Reproduce the opening lines of the records exactly, up to and including the line in which "ax.spines['bottom'].set_linewidth(1)" occurs.

(Plotting code records)
※

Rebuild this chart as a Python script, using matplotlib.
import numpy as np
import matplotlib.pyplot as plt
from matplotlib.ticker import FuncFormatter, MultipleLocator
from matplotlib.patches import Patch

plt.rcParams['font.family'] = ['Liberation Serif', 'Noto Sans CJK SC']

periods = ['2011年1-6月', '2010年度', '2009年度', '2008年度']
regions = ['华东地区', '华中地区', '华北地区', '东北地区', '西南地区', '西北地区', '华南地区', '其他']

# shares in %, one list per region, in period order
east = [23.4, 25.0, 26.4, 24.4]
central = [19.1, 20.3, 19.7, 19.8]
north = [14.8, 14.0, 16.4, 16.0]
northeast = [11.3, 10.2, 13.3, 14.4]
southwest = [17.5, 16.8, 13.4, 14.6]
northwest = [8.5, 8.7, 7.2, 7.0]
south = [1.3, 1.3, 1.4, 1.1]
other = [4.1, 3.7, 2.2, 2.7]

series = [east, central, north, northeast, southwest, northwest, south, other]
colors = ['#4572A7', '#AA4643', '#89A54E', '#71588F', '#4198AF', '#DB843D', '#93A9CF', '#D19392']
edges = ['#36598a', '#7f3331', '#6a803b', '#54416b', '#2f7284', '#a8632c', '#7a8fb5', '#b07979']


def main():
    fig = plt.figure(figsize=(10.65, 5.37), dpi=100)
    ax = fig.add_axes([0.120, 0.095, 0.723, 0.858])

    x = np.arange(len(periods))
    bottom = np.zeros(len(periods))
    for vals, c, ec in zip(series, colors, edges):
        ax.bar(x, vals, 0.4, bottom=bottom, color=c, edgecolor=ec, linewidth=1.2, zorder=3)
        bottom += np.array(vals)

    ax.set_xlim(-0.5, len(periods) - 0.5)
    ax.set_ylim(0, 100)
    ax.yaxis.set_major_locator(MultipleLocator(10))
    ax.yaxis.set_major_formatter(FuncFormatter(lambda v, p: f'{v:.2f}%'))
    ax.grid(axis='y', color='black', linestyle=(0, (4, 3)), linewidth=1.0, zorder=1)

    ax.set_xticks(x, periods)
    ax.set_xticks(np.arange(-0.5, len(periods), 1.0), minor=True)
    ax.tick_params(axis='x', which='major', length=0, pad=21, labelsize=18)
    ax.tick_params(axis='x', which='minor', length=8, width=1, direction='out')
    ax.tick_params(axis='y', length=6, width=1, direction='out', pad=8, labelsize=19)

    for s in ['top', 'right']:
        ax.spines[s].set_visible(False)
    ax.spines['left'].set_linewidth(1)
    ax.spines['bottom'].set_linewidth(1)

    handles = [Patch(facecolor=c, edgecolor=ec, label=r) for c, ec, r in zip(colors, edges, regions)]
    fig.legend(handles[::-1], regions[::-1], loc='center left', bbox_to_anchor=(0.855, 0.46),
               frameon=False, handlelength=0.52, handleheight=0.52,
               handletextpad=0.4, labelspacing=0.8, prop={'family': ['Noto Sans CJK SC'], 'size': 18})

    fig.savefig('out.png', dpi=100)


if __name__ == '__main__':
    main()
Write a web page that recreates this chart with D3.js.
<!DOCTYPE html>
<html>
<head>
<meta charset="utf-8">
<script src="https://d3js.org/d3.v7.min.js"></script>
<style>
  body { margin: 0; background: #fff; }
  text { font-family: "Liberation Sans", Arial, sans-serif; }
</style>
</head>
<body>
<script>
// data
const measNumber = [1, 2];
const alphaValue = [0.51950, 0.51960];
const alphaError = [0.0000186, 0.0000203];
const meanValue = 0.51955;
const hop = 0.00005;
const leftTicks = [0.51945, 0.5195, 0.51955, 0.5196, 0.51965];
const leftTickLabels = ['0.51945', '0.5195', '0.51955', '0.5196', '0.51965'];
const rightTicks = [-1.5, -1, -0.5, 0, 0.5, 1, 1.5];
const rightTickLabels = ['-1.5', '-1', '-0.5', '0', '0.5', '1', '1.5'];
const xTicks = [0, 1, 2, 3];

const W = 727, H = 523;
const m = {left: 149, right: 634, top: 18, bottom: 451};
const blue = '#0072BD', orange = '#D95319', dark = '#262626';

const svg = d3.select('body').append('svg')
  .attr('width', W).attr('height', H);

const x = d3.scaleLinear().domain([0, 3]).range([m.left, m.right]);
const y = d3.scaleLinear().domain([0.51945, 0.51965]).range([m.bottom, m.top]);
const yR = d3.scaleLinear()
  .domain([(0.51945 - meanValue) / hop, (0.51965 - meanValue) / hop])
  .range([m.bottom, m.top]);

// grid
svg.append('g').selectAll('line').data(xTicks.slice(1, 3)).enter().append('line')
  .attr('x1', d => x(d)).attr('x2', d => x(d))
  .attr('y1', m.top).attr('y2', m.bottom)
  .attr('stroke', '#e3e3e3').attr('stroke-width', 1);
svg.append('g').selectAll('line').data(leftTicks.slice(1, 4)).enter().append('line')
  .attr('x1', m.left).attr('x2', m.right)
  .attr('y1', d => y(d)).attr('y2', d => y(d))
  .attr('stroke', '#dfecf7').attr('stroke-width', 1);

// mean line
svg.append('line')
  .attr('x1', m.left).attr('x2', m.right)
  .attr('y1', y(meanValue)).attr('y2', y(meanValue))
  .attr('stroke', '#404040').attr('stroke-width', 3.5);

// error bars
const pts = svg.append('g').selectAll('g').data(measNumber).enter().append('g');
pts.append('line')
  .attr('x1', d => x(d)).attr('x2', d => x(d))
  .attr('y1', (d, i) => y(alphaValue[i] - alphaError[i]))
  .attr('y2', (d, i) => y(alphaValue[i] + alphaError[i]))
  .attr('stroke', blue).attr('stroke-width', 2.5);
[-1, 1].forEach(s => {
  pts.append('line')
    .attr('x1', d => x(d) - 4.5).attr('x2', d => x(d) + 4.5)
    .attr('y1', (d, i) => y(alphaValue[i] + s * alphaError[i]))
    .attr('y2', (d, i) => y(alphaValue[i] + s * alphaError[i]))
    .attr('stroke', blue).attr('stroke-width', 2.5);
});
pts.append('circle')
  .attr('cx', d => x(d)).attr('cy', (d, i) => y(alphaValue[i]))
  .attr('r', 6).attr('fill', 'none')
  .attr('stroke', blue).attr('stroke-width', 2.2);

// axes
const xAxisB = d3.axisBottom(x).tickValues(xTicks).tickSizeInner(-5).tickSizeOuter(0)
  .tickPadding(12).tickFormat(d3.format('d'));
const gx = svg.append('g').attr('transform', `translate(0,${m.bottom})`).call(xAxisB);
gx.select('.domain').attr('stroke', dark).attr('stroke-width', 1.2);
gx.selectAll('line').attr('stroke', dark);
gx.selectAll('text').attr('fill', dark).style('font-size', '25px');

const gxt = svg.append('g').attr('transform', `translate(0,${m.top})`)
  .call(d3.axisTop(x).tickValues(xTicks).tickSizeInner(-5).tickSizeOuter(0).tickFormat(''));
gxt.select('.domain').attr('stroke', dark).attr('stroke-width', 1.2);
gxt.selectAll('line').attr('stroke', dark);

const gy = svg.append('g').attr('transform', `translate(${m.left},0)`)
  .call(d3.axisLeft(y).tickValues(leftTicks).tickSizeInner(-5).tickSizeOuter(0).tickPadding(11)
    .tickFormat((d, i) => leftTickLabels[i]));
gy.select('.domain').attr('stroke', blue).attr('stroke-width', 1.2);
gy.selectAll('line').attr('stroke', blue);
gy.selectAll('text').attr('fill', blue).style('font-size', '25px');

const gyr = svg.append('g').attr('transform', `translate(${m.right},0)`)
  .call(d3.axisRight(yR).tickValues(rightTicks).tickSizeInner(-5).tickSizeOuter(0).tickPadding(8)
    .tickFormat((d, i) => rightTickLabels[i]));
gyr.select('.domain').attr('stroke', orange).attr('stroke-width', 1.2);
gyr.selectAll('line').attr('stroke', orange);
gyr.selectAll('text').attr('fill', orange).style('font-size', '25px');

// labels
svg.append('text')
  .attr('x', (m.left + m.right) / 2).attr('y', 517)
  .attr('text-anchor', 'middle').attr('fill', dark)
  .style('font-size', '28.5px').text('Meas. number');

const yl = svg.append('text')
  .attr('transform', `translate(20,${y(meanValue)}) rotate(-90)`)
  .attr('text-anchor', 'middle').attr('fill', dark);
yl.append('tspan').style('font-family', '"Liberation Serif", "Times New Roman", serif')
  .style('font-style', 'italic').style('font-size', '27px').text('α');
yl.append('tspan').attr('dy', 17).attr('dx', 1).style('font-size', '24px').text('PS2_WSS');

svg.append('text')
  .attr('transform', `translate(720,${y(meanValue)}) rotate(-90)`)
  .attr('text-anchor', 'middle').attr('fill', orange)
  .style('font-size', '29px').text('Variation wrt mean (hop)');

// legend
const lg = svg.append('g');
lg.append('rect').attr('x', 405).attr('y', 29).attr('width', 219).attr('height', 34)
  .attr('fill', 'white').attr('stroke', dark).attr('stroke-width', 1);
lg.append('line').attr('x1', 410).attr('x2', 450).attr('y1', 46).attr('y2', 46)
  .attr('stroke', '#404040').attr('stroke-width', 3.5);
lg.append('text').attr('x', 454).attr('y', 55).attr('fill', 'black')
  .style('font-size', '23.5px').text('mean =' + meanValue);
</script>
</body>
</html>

※

Finished task =>
Rebuild this chart as a Python script, using matplotlib.
import numpy as np
import matplotlib.pyplot as plt
from matplotlib.ticker import FuncFormatter, MultipleLocator
from matplotlib.patches import Patch

plt.rcParams['font.family'] = ['Liberation Serif', 'Noto Sans CJK SC']

periods = ['2011年1-6月', '2010年度', '2009年度', '2008年度']
regions = ['华东地区', '华中地区', '华北地区', '东北地区', '西南地区', '西北地区', '华南地区', '其他']

# shares in %, one list per region, in period order
east = [23.4, 25.0, 26.4, 24.4]
central = [19.1, 20.3, 19.7, 19.8]
north = [14.8, 14.0, 16.4, 16.0]
northeast = [11.3, 10.2, 13.3, 14.4]
southwest = [17.5, 16.8, 13.4, 14.6]
northwest = [8.5, 8.7, 7.2, 7.0]
south = [1.3, 1.3, 1.4, 1.1]
other = [4.1, 3.7, 2.2, 2.7]

series = [east, central, north, northeast, southwest, northwest, south, other]
colors = ['#4572A7', '#AA4643', '#89A54E', '#71588F', '#4198AF', '#DB843D', '#93A9CF', '#D19392']
edges = ['#36598a', '#7f3331', '#6a803b', '#54416b', '#2f7284', '#a8632c', '#7a8fb5', '#b07979']


def main():
    fig = plt.figure(figsize=(10.65, 5.37), dpi=100)
    ax = fig.add_axes([0.120, 0.095, 0.723, 0.858])

    x = np.arange(len(periods))
    bottom = np.zeros(len(periods))
    for vals, c, ec in zip(series, colors, edges):
        ax.bar(x, vals, 0.4, bottom=bottom, color=c, edgecolor=ec, linewidth=1.2, zorder=3)
        bottom += np.array(vals)

    ax.set_xlim(-0.5, len(periods) - 0.5)
    ax.set_ylim(0, 100)
    ax.yaxis.set_major_locator(MultipleLocator(10))
    ax.yaxis.set_major_formatter(FuncFormatter(lambda v, p: f'{v:.2f}%'))
    ax.grid(axis='y', color='black', linestyle=(0, (4, 3)), linewidth=1.0, zorder=1)

    ax.set_xticks(x, periods)
    ax.set_xticks(np.arange(-0.5, len(periods), 1.0), minor=True)
    ax.tick_params(axis='x', which='major', length=0, pad=21, labelsize=18)
    ax.tick_params(axis='x', which='minor', length=8, width=1, direction='out')
    ax.tick_params(axis='y', length=6, width=1, direction='out', pad=8, labelsize=19)

    for s in ['top', 'right']:
        ax.spines[s].set_visible(False)
    ax.spines['left'].set_linewidth(1)
    ax.spines['bottom'].set_linewidth(1)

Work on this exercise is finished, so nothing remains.